Variables and file structure
Variables are named using Qualtrics-generated question identifiers (e.g., Q4, Q7_1) and a small number of computed demographic variables created by the research team. Variable labels providing the full question text are embedded in the .sav file and visible in SPSS or compatible software.
Key demographic/classification variables:
- Ethnicity_3: Respondent ethnicity, collapsed into 3 categories (URM groups combined; White non-Hispanic; International)
- DoctoralField_2: Doctoral field, collapsed into 2 broad divisions (Arts/Humanities/Social Sciences; PBSci/Engineering)
- DoctoralProgressToDegree: Progress toward degree, 2 categories (first or second year; third year or more)
- Respondent: Flag indicating respondent has published or plans to publish
- Respondent_TopicsWanted / Respondent_PublishingGuidance: Flags indicating eligibility for specific question series
- Finished: Whether respondent completed the survey (1 = completed, 0 = did not complete)
- Remaining variables correspond to individual survey questions. Multiple-choice and select-all-that-apply questions are represented as binary indicator variables (1 = selected). Likert-scale questions are stored as numeric values with labeled categories embedded in the file.
Software
The .sav file can be opened with IBM SPSS Statistics. It is also readable in R (via the haven or foreign package), Python (via pyreadstat or savReaderWriter), and PSPP (a free, open-source alternative to SPSS).

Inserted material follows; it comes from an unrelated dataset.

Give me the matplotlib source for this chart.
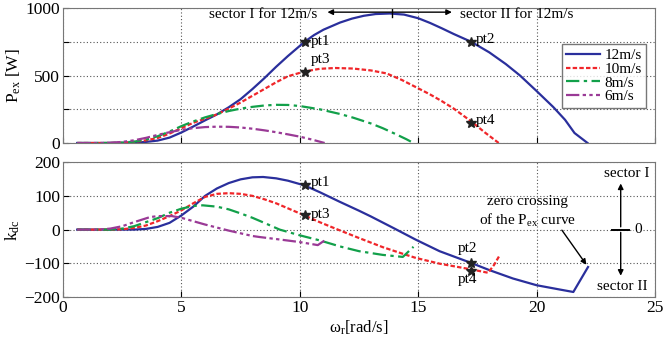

Human subjects de-identification
IRB and Consent
Data collection was conducted under IRB protocol HS-FY2021-21. Survey data were collected in partnership with the UCSC Institutional Research, Analytics, and Planning Support (IRAPS) office. Data were received by the research team already de-identified. Participants provided consent for public sharing of their de-identified data.
De-identification Process
The dataset has been prepared in accordance with Dryad's human subjects data requirements. The following variables were removed prior to deposit:
- Direct identifiers removed: ResponseId (Qualtrics-generated unique response identifier), Duration (exact time in seconds to complete survey)
- Verbatim responses removed: All open-ended text fields were removed, including Q8 (reasons for not publishing), Q9 (program deliverable), Q42 (final open-ended comments), and 16 "other, please specify" free-text fields associated with multiple-choice questions (Q7_5_TEXT, Q5_5_TEXT, Q13_8_TEXT, Q14_12_TEXT, Q15_12_TEXT, Q16_5_TEXT, Q17_8_TEXT, Q18_4_TEXT, Q18_7_TEXT, Q20_7_TEXT, Q24_6_TEXT, Q30_5_TEXT, Q39_6_TEXT, Q40_10_TEXT, Q41_6_TEXT, Q47_5_TEXT)
- The dataset retains three indirect identifiers required for analysis and reproducibility: Ethnicity_3, DoctoralField_2, and DoctoralProgressToDegree. Each has been collapsed into broad categories to minimize re-identification risk. DoctoralProgressToDegree was further generalized from three categories to two (first/second year; third year or more), removing a specific graduation timeline reference. Cross-tabulation of all three variables produces a minimum cell size well above Dryad's guidance threshold of n=5.
Missing Data
Not all respondents answered all questions. Some question series were shown only to subsets of respondents based on prior answers (e.g., questions about the publishing process were shown only to respondents who indicated they had published or planned to publish). Missing values are represented as system-missing in the .sav file. The Respondent, Respondent_TopicsWanted, and Respondent_PublishingGuidance flag variables indicate which question series each respondent was eligible to receive.
Human subjects data
Working under IRB HS-FY2021-21, we partnered with our local Institutional Research, Analytics, and Planning Support (IRAPS) to design a data collecting instrument. We received data from IRAPS already de-identified. Additionally, we were provided consent from participants to publicly share data.